I have also heard a lot on this bill specifically about concerns from the airsoft community that Bill C-21 would prohibit imports, exports, sales and transfers of all replica firearms, which would include airsoft guns that are designed or intended to look exactly like or resemble a real firearm.
This does concern me, because there is the safety issue on the one side that we should consider carefully. We have heard stories of people using these to emulate real guns, and that is a safety concern for all people who are involved in that situation. We also hear the other side, and that it will impact paintball retailers and facilities, as most rely on income from both airsoft and paintball use.
I understand that in this country there are very few regulations, and I think it is something we need to look at. We have heard from this sector that they have not been meaningfully consulted. We want to make sure that when we further the discussions, we could address that.
I have learned that people have successfully altered airsoft weapons to hold real ammunition, and this really surprised me. I had no idea that that was even possible. Unfortunately it is, and it is a growing concern. We need to work with this sector to make sure that we look at the realities they are facing, and make sure the solution is workable, so they can continue their practice and not have a huge impact on their income. However, we also need to make sure the safety of Canadians is addressed.
Illegal guns are a huge concern for my constituents, as I mentioned earlier. This bill does not offer what I would like to see on measures for gun smuggling. I represent 19 Wing Comox. Its crews do tremendous work on our coastline to keep our community safe. They have found people trying to ship things illegally across our borders, whether it be guns or drugs, and they have stopped that. I really appreciate their work, but I am concerned there is not going to be the amount of support needed to continue that work and to expand that work.
We know that this bill would increase the maximum penalty for trafficking, smuggling and other firearms offences from 10 years to 14 years. It would require the commissioner of firearms to give the minister an annual report. It would allow proactive information sharing between the RCMP and local law enforcement agencies for the purpose of investigating or prosecuting firearm trafficking offences, and it would also provide eligibility for wiretapping on additional Criminal Code firearms offences.
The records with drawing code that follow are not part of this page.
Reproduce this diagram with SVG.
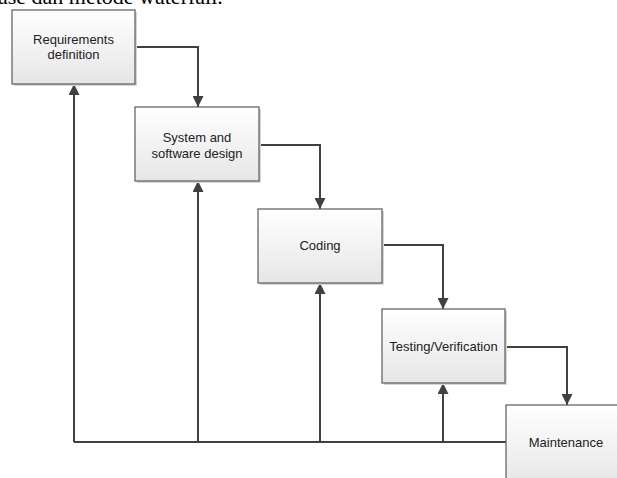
<svg xmlns="http://www.w3.org/2000/svg" width="617" height="478" viewBox="0 0 617 478">
<style>
.box{fill:url(#g);stroke:#5a5a5a;stroke-width:1.2}
.sh{fill:#d6d6d6}
.lbl{font-family:"Liberation Sans",Arial,sans-serif;font-size:13px;fill:#222;text-anchor:middle}
.ln{fill:none;stroke:#404040;stroke-width:2}
.top{font-family:"Liberation Serif","Times New Roman",serif;font-size:22px;fill:#000}
</style>
<defs>
<linearGradient id="g" x1="0" y1="0" x2="0" y2="1">
<stop offset="0" stop-color="#ffffff"/>
<stop offset="1" stop-color="#e6e6e6"/>
</linearGradient>
<marker id="ah" viewBox="0 0 10 10" refX="10" refY="5" markerWidth="5.5" markerHeight="5.5" orient="auto" markerUnits="strokeWidth">
<path d="M0,0 L10,5 L0,10 Z" fill="#404040"/>
</marker>
</defs>
<text class="top" x="-2" y="4">ase dan metode waterfall.</text>
<g id="connectors">
<path class="ln" d="M135,47 H198 V107" marker-end="url(#ah)"/>
<path class="ln" d="M259,145 H320 V209" marker-end="url(#ah)"/>
<path class="ln" d="M382,245 H443 V309" marker-end="url(#ah)"/>
<path class="ln" d="M505,347 H567 V405" marker-end="url(#ah)"/>
<path class="ln" d="M506,442 H74"/>
<path class="ln" d="M74,442 V84" marker-end="url(#ah)"/>
<path class="ln" d="M198,442 V181" marker-end="url(#ah)"/>
<path class="ln" d="M320,442 V283" marker-end="url(#ah)"/>
<path class="ln" d="M443,442 V383" marker-end="url(#ah)"/>
</g>
<g id="requirements">
<rect class="sh" x="14" y="12" width="123" height="74"/>
<rect class="box" x="12" y="10" width="123" height="74"/>
<text class="lbl" x="73.5" y="44">Requirements</text>
<text class="lbl" x="73.5" y="59">definition</text>
</g>
<g id="design">
<rect class="sh" x="137" y="109" width="124" height="74"/>
<rect class="box" x="135" y="107" width="124" height="74"/>
<text class="lbl" x="197" y="142">System and</text>
<text class="lbl" x="197" y="158">software design</text>
</g>
<g id="coding">
<rect class="sh" x="260" y="211" width="124" height="74"/>
<rect class="box" x="258" y="209" width="124" height="74"/>
<text class="lbl" x="320" y="250">Coding</text>
</g>
<g id="testing">
<rect class="sh" x="384" y="311" width="123" height="74"/>
<rect class="box" x="382" y="309" width="123" height="74"/>
<text class="lbl" x="443.5" y="351">Testing/Verification</text>
</g>
<g id="maintenance">
<rect class="box" x="506" y="405" width="124" height="80"/>
<text class="lbl" x="566" y="447">Maintenance</text>
</g>
</svg>
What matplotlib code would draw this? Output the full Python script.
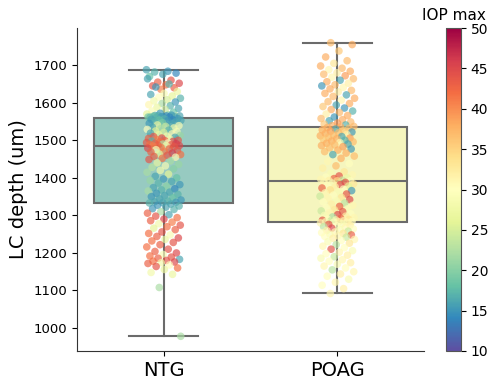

What it does not include in a meaningful way is more support for the Canadian Border Services Agency. We know that, under the previous Conservative government, over 1,000 positions were cut. Under the Liberal government, some of those folks are back, but definitely not the number that is required to actually address the guns that are being smuggled into our country illegally.
We also know, as our leader wrote to the Prime Minister in 2018, that we need to see more changes within our policies in this country to support the root causes of gun violence in some of the more vulnerable communities. We need to address things such as poverty. I was at an event just a few days ago in my community, and I was very surprised by how many people talked to me about the increasing homeless population. They spoke of how more and more people are really struggling to make ends meet and how often they are going towards violence because they cannot feed themselves. They are not safe in their own area.
We need to make sure there are supports provided to our communities to address these key issues because the more poverty grows, and the more people are disenfranchised, the more violence is the result. We need to look at these things as correlating numbers.
I am here to discuss this. I hope that all of us in the House can have a meaningful conversation, because these things are important to our communities, and if we do not address them in an open and transparent way, it will lead to more conflict.